The temporary managers controversially appointed to run Georgia’s largest private broadcaster, the pro-opposition Rustavi2, may prove to be just that — temporary. Citing a leadership “vacuum” at the station, a collegium of judges from the Tbilisi City Court on November 12 reinstated Rustavi2’s former manager, Nika Gvaramia, and removed one of the two temporary managers.
Both domestic and international observers alike had expressed strong "concern" about the Court’s earlier removal of Gvaramia and appointment of temporary managers to run the station, with many locals seeing a blatantly political motivation for the move.
On November 3, Rustavi2's majority owners, sympathetic to the government's main political foe, ex-Georgian President Mikheil Saakashvili, lost control of the broadcaster after Tbilisi City Court Judge Tamaz Urtmelidze awarded it to a former owner, Kibar Khalvashi.
Georgia's highest judicial body, the Constitutional Court earlier had ruled that no changes should occur until the case had gone through appeal. Judge Urtmelidze's November-5 decision to install, nonetheless, two managers to oversee the ownership-change appeared to defy that ruling, critics alleged.
Yet the 28-member collegium’s decision is not a complete reversal of his ruling, however. Though it ditched former Rustavi2 owner Davit Dvali as a temporary manager, it left in place Revaz Sakevarishvili, a former TV executive at the pro-government national broadcaster Imedi.
Reasons for that exception were not given. No mention was made of Rustavi2’s former financial director, Kakha Damenia, who also lost his job under Judge Urtmelidze's November-5 ruling.
With one set of managers out of a job and the legal grounds for appointing the other set of managers under dispute, Rustavi2 found itself unable to meet financial, regulatory or contractual obligations -- a situation that could lead to the suspension of its broadcasting, the Georgian National Communications Commission warned on November 10.
In a November-11 interview with the daily Rezonansi, Gvaramia had said that, with no one authorized to sign off on the necessary documents, he did not see a way for the station to make unspecified payments by November 15.
He does not, however, believe that the station is on any better territory now. In comments to Rustavi2, Gvaramia, a former justice minister and deputy general prosecutor under Saakashvili, claimed that the collegium had rushed to come up with a decision about the managers since the Constitutional Court has begun deliberations on the constitutionality of their appointment.
He noted that, based on Rustavi2's registration, responsibility for meeting the company’s financial obligations, including pending tax declarations, still falls on Davit Dvali and Revaz Sakevarishvili.
“They have full access to the bank accounts.

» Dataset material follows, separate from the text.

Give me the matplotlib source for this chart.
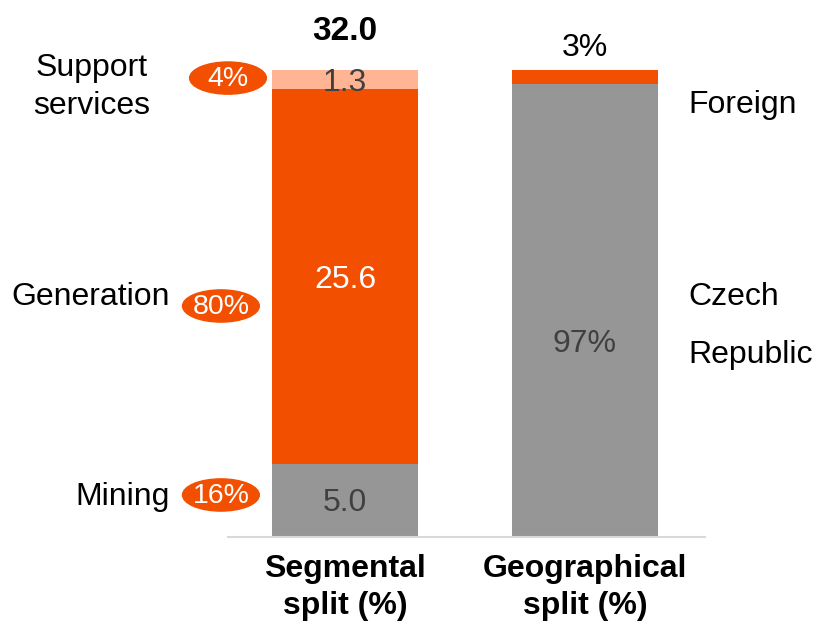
import matplotlib as mpl
mpl.use('Agg')
import matplotlib.pyplot as plt
from matplotlib.patches import Ellipse

plt.rcParams['font.family'] = ['Liberation Sans', 'DejaVu Sans']

# segmental split (absolute values) and geographical split (%)
categories = ['Segmental\nsplit (%)', 'Geographical\nsplit (%)']
segments = ['Mining', 'Generation', 'Support\nservices']
seg_values = [5.0, 25.6, 1.3]
seg_share = ['16%', '80%', '4%']
seg_total = '32.0'
geo_names = ['Czech', 'Republic', 'Foreign']
geo_values = [97, 3]

ORANGE = '#F25000'
LIGHT = '#FFB593'
GREY = '#969696'
DARK = '#404040'
FS = 23

fig = plt.figure(figsize=(8.15, 6.22), dpi=100)
ax = fig.add_axes([228/815., 1-537/622., 477/815., 527/622.])
ax.set_xlim(-0.4875, 1.5)
ax.set_ylim(0, 36)
w = 0.608

total = sum(seg_values)
seg_colors = [GREY, ORANGE, LIGHT]
bottom = 0
for v, c in zip(seg_values, seg_colors):
    ax.bar(0, v, w, bottom=bottom, color=c, linewidth=0)
    bottom += v

# geographical shares scaled to the same bar height
geo_colors = [GREY, ORANGE]
gb = 0
for v, c in zip(geo_values, geo_colors):
    h = v * total / 100.
    ax.bar(1, h, w, bottom=gb, color=c, linewidth=0)
    gb += h

# value labels inside segmental bar
ax.text(0, 2.3, '%.1f' % seg_values[0], ha='center', va='center', fontsize=FS, color=DARK)
ax.text(0, 17.55, '%.1f' % seg_values[1], ha='center', va='center', fontsize=FS, color='white')
ax.text(0, 31.0, '%.1f' % seg_values[2], ha='center', va='center', fontsize=FS, color=DARK)
ax.text(0, 34.5, seg_total, ha='center', va='center', fontsize=FS + 1, fontweight='bold')

# geographical labels
ax.text(1, 13.2, '%d%%' % geo_values[0], ha='center', va='center', fontsize=FS, color=DARK)
ax.text(1, 33.4, '%d%%' % geo_values[1], ha='center', va='center', fontsize=FS)
ax.text(1.43, 16.4, geo_names[0], ha='left', va='center', fontsize=FS)
ax.text(1.43, 12.45, geo_names[1], ha='left', va='center', fontsize=FS)
ax.text(1.43, 29.5, geo_names[2], ha='left', va='center', fontsize=FS)

# segment names and share badges on the left
name_y = [2.7, 16.4, 30.75]
badge_y = [2.87, 15.78, 31.35]
badge_x = [-0.517, -0.517, -0.4875]
for i, name in enumerate(segments):
    if '\n' in name:
        ax.text(-1.055, name_y[i], name, ha='center', va='center', fontsize=FS,
                linespacing=1.35, clip_on=False)
    else:
        ax.text(-0.73, name_y[i], name, ha='right', va='center', fontsize=FS,
                clip_on=False)
    e = Ellipse((badge_x[i], badge_y[i]), 0.32, 2.2, color=ORANGE, clip_on=False, zorder=3)
    ax.add_patch(e)
    ax.text(badge_x[i], badge_y[i] - 0.05, seg_share[i], ha='center', va='center',
            fontsize=FS - 2.5, color='white', zorder=4, clip_on=False)

ax.set_xticks([0, 1])
ax.set_xticklabels(categories, fontsize=FS, fontweight='bold', linespacing=1.3)
ax.tick_params(axis='x', length=0, pad=12)
ax.set_yticks([])
for s in ['top', 'left', 'right']:
    ax.spines[s].set_visible(False)
ax.spines['bottom'].set_color('#D9D9D9')
ax.spines['bottom'].set_linewidth(1.5)

fig.savefig('out.png', dpi=100)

We don’t have that access and can’t help, however much they want [us to do so].”
Registration documents for Rustavi2, accessed by EurasiaNet.org, state that Dvali and Sakvarelidze act as the company’s temporary managers “until cancellation of their appointment.”
Paata Salia, the lawyer for new, court-appointed owner Kibar Khalvashi, told the station that he will decide tomorrow whether or not to appeal Dvali's dismissal.

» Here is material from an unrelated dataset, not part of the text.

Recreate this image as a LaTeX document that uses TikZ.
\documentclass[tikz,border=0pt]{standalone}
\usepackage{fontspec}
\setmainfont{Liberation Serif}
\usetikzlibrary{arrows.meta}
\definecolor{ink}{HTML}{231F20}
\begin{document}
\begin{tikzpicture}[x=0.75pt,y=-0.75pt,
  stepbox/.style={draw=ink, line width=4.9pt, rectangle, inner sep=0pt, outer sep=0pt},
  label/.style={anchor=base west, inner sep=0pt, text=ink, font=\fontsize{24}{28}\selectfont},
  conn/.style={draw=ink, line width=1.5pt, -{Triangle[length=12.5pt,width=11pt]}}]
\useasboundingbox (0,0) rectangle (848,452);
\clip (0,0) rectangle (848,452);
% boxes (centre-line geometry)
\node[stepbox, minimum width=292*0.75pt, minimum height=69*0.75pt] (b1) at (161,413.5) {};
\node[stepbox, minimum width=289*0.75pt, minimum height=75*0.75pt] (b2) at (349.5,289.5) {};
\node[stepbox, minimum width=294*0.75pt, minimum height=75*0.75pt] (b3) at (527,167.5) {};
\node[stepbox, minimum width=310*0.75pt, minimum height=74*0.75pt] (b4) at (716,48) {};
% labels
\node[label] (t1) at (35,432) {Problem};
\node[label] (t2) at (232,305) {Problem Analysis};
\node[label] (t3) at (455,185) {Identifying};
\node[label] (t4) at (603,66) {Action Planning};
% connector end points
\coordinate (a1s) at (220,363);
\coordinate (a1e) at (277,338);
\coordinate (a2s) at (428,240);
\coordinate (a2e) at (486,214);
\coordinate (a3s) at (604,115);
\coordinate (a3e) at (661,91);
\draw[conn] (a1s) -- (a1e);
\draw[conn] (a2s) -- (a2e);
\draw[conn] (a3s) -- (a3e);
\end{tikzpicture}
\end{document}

The government, while stressing that it played no role in Urtmelidze’s rulings, appears well aware that, as Gvaramia put it, "a complete judicial mess" has been created.
In recent days, with the European Union foreign-policy boss, Federica Mogherini, in town, it has had to go on the defensive both about its commitments to media rights as well as to an independent judiciary system — two necessary ingredients for the country’s planned integration with both the EU and North Atlantic Treaty Organization.
Some members of the ruling Georgian Dream coalition -- as well as its founder, influential ex-Prime Minister Bidzina Ivanishvili -- have indicated their dissatisfaction with the decision to appoint temporary managers.
With the pressure mounting, don't expect this courtroom drama to end anytime soon.